In September 2005, John Reid had sent me a note giving a nine-month preparation time for the deployment of British troops to Helmand province. The exchange of notes and correspondence, meetings and conferences continued throughout the latter part of 2005 into 2006. It was agreed that in principle we should deploy. But as John made very clear, it would be a tough and dangerous mission. The Taliban would fight hard to keep hold of the territory that we had never been able satisfactorily to wrest from them. There would be suicide attacks on our forces.
We held a conference on Afghanistan in London in February, which Kofi Annan co-chaired with me. At the conference, the scale of the challenge was plain, in terms of civilian and military capacity, in nation-building and giving Afghans solid hope they would have a stable functioning democracy for the future.

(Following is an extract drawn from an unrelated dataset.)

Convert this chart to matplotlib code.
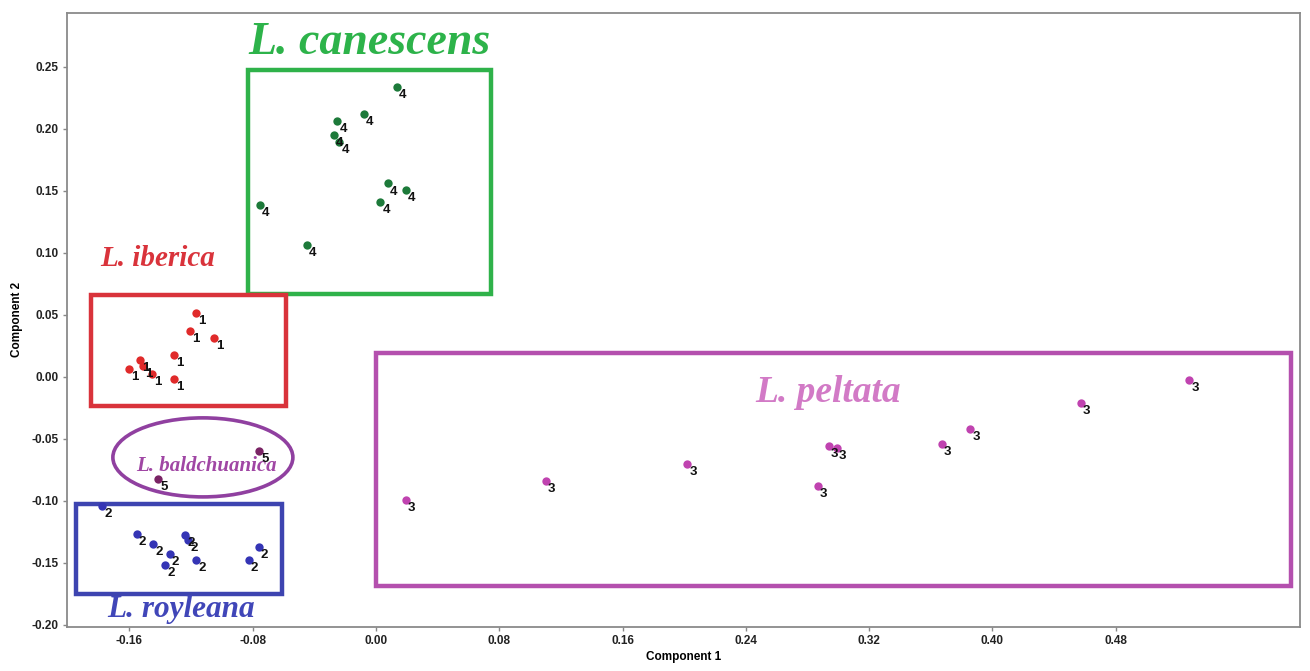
import matplotlib
matplotlib.use("Agg")
import matplotlib.pyplot as plt
from matplotlib.patches import Rectangle, Ellipse

# ---- data (Component 1, Component 2) ----
iberica_x = [-0.117, -0.1207, -0.105, -0.131, -0.153, -0.151, -0.160, -0.1456, -0.131]
iberica_y = [0.0516, 0.037, 0.031, 0.018, 0.0134, 0.0089, 0.0062, 0.0027, -0.0019]
iberica_lab = "1"

royleana_x = [-0.1776, -0.1553, -0.1445, -0.1337, -0.1369, -0.1237, -0.1218, -0.1166, -0.0761, -0.0826]
royleana_y = [-0.1043, -0.1264, -0.135, -0.1425, -0.1516, -0.1274, -0.1317, -0.1478, -0.1371, -0.1478]
royleana_lab = "2"

peltata_x = [0.0193, 0.1103, 0.202, 0.2938, 0.299, 0.2866, 0.3671, 0.3855, 0.4575, 0.5278]
peltata_y = [-0.0995, -0.0839, -0.0699, -0.0559, -0.0575, -0.0882, -0.0538, -0.0422, -0.0212, -0.0027]
peltata_lab = "3"

canescens_x = [0.0134, -0.0251, -0.0078, -0.0273, -0.0238, 0.0076, 0.0193, 0.0028, -0.0753, -0.045]
canescens_y = [0.2339, 0.2065, 0.2118, 0.1952, 0.189, 0.1559, 0.151, 0.1409, 0.1387, 0.1062]
canescens_lab = "4"

baldch_x = [-0.0757, -0.1412]
baldch_y = [-0.0597, -0.0825]
baldch_lab = "5"

xticks = [-0.16, -0.08, 0.00, 0.08, 0.16, 0.24, 0.32, 0.40, 0.48]
yticks = [-0.20, -0.15, -0.10, -0.05, 0.00, 0.05, 0.10, 0.15, 0.20, 0.25]

# group frames (x0, y0, x1, y1) in data units
box_canescens = (-0.0831, 0.0669, 0.0746, 0.2476)
box_iberica = (-0.185, -0.0234, -0.0584, 0.0661)
box_royleana = (-0.1947, -0.175, -0.061, -0.1024)
box_peltata = (0.0, -0.1685, 0.5938, 0.0194)
ell_baldch = (-0.1123, -0.0649, 0.1168, 0.0637)  # cx, cy, w, h

fig = plt.figure(figsize=(13.1, 6.71), dpi=100)
ax = fig.add_axes([0.0511, 0.0656, 0.9413, 0.9154])
ax.set_xlim(-0.2005, 0.5996)
ax.set_ylim(-0.2016, 0.2935)

groups = [
    (iberica_x, iberica_y, iberica_lab, "#e02a2a"),
    (royleana_x, royleana_y, royleana_lab, "#3535b5"),
    (peltata_x, peltata_y, peltata_lab, "#c043b0"),
    (canescens_x, canescens_y, canescens_lab, "#1d7a3a"),
    (baldch_x, baldch_y, baldch_lab, "#7a2465"),
]
for xs, ys, lab, col in groups:
    ax.scatter(xs, ys, s=36, color=col, zorder=3, linewidths=0)
    for x, y in zip(xs, ys):
        ax.annotate(lab, (x, y), xytext=(1.5, -1.5), textcoords="offset points",
                    ha="left", va="top", fontsize=9.5, fontweight="bold",
                    family="Liberation Sans", color="#111111", zorder=4)

def frame(b, col, lw=3.2):
    x0, y0, x1, y1 = b
    ax.add_patch(Rectangle((x0, y0), x1 - x0, y1 - y0, fill=False,
                           edgecolor=col, linewidth=lw, zorder=2))

frame(box_canescens, "#2fb24a")
frame(box_iberica, "#d9333b")
frame(box_royleana, "#3d44b0")
frame(box_peltata, "#b450ae")
cx, cy, w, h = ell_baldch
ax.add_patch(Ellipse((cx, cy), w, h, fill=False, edgecolor="#9040a0",
                     linewidth=2.6, zorder=2))

serif = dict(family="Liberation Serif", fontweight="bold", fontstyle="italic")
ax.text(-0.0045, 0.2690, "L. canescens", color="#2db34a", fontsize=33,
        ha="center", va="center", **serif)
ax.text(-0.1415, 0.0955, "L. iberica", color="#d9333b", fontsize=21,
        ha="center", va="center", **serif)
ax.text(0.2935, -0.0125, "L. peltata", color="#d27ac6", fontsize=27,
        ha="center", va="center", **serif)
ax.text(-0.1100, -0.0720, "L. baldchuanica", color="#a046a4", fontsize=15,
        ha="center", va="center", **serif)
ax.text(-0.1265, -0.1875, "L. royleana", color="#4046b8", fontsize=22.5,
        ha="center", va="center", **serif)

ax.set_xticks(xticks)
ax.set_xticklabels([f"{t:.2f}" for t in xticks])
ax.set_yticks(yticks)
ax.set_yticklabels([f"{t:.2f}" for t in yticks])
for lbl in ax.get_xticklabels() + ax.get_yticklabels():
    lbl.set_fontweight("bold")
    lbl.set_family("Liberation Sans")
    lbl.set_fontsize(8.5)
    lbl.set_color("#222222")
ax.tick_params(direction="out", length=3, width=1, color="#888888", pad=3)
for sp in ax.spines.values():
    sp.set_color("#8a8a8a")
    sp.set_linewidth(1.3)

ax.set_xlabel("Component 1", fontsize=8.5, fontweight="bold",
              family="Liberation Sans", labelpad=3)
ax.set_ylabel("Component 2", fontsize=8.5, fontweight="bold",
              family="Liberation Sans", labelpad=6)

fig.savefig("out.png", dpi=100)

What was apparent in both Iraq and Afghanistan was that the enemy had a very stark picture in their mind of the importance of the struggle we were engaged in. It was, naturally, all masked as their fight against occupying forces of the West, but this ignored the facts that a) there was a UN resolution authorising the presence of such forces, b) there had been elections in both countries resulting in governments who wanted the presence of such forces, and c) above all, the only reason for our presence was their terrorist campaign. If they had stopped that, we would have gone instantly.

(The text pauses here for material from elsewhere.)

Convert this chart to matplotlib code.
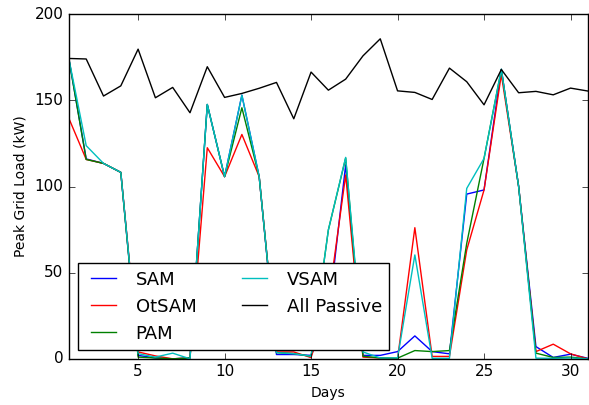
import matplotlib
matplotlib.use("Agg")
from matplotlib import pyplot as plt

days = list(range(1, 32))

sam = [174, 116, 113.4, 108.2, 2, 0.5, 0, 0.5, 147.6, 105.7, 153, 105.7, 2.5, 2.5, 2,
       25, 112.5, 2, 2, 4.2, 13.3, 4.2, 2.9, 95.6, 98, 168, 100, 7.1, 0.8, 2.7, 0.3]
otsam = [139.5, 115.7, 113.4, 108.2, 4, 1.7, 0, 0.5, 122.5, 105.7, 130.2, 105.7, 4, 4, 0.7,
         33, 106.7, 1, 0.5, 0, 76.1, 1.4, 1.4, 63.2, 98, 165, 100, 4.2, 8.5, 2.9, 0]
pam = [174, 115.7, 113.4, 108.2, 1, 0.5, 0, 0.5, 147.6, 105.7, 145.7, 105.7, 3.6, 3, 1.5,
       74.8, 116.5, 1.5, 0.5, 0.4, 4.8, 4.2, 4.8, 67, 116.3, 168, 100, 3.3, 0.8, 1, 0]
vsam = [174, 123.7, 113.4, 108.2, 3, 1, 3.3, 0, 147.6, 105.7, 153, 105.7, 3.6, 3, 1.5,
        74.8, 116.9, 4, 0.5, 0.5, 60.3, 0.3, 0.3, 98.9, 116.3, 168, 100, 0.4, 0.3, 0.5, 0]
passive = [174.3, 174, 152.5, 158.4, 179.7, 151.5, 157.5, 142.8, 169.5, 151.7, 154, 157,
           160.4, 139.3, 166.4, 155.9, 162.3, 175.8, 185.7, 155.5, 154.6, 150.5, 168.7,
           160.8, 147.4, 167.9, 154.4, 155.2, 153.2, 157.1, 155.4]

plt.style.use("classic")
plt.rcParams["figure.facecolor"] = "white"

fig = plt.figure(figsize=(5.89, 4.05), dpi=100)
ax = fig.add_axes([0.117, 0.114, 0.881, 0.851])

ax.plot(days, sam, color="blue", label="SAM")
ax.plot(days, otsam, color="red", label="OtSAM")
ax.plot(days, pam, color="green", label="PAM")
ax.plot(days, vsam, color="c", label="VSAM")
ax.plot(days, passive, color="black", label="All Passive")

ax.set_xlim(1, 31)
ax.set_ylim(0, 200)
ax.set_xticks([5, 10, 15, 20, 25, 30])
ax.set_yticks([0, 50, 100, 150, 200])
ax.tick_params(labelsize=11)
ax.set_xlabel("Days", fontsize=10)
ax.set_ylabel("Peak Grid Load (kW)", fontsize=10)

ax.legend(loc="lower left", ncol=2, fontsize=13, bbox_to_anchor=(0.0, 0.0),
          borderaxespad=0.5, handlelength=2.0, columnspacing=2.2)

fig.savefig("out.png", dpi=100, facecolor="white")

Of course, they knew this perfectly well. Their real fear was precisely that of leaving the people to determine the outcome, since it was obvious that outcome, freely determined, would have stood against fanaticism and for modernisation. When Zahir Shah, the last king of Afghanistan (who had made a state visit to the UK in 19
71), died at the ripe old age of ninety-two in July 2007, we were reminded of the fact that back in the 1960s and 70s, Afghanistan had been a nation on its way up, with a GDP per head equal to that of South Korea.
While they had a clear view of the importance of the fight to their ideology, public opinion in the West was becoming more and more fuzzy as to the reasons for our presence, asking whether it could possibly be worth it. Once again, people drew analogies with conventional warfare of the symmetrical kind, when what was self-evident was that this was unconventional warfare of the asymmetrical kind. We were engaged in long-term nation-building the purpose of which was as much our security as their nation. That’s the way the world is in the early twenty-first century. The wars, the ideologies, the power structures of the twentieth century seem less part of another century than part of another epoch. Unsurprisingly, people’s minds are slow to adapt.
So a constant and recurrent theme of 2006 was the increase of endeavour in Afghanistan. I was alarmed about it, uncertain we had the right civilian leadership there and concerned that though our military had a good plan for our contribution, it was unclear our enthusiasm was shared, at least outside of the US.
My mind was full of this as well as of the domestic challenge. At the end of August, just before I was due to go to Balmoral, and with carefully orchestrated debate rife as to when I would finally set a date for departure, I decided to give an interview. You would think I would have learned by then. One rule about giving interviews: never do it without knowing the answer to the obvious question. Sounds simple, but it’s amazing how many times even the seasoned pro can walk in full of thoughts, full of great things to say, concentrating hard on what they want the story to be, without ever focusing on the answer to the one question they are bound to be asked.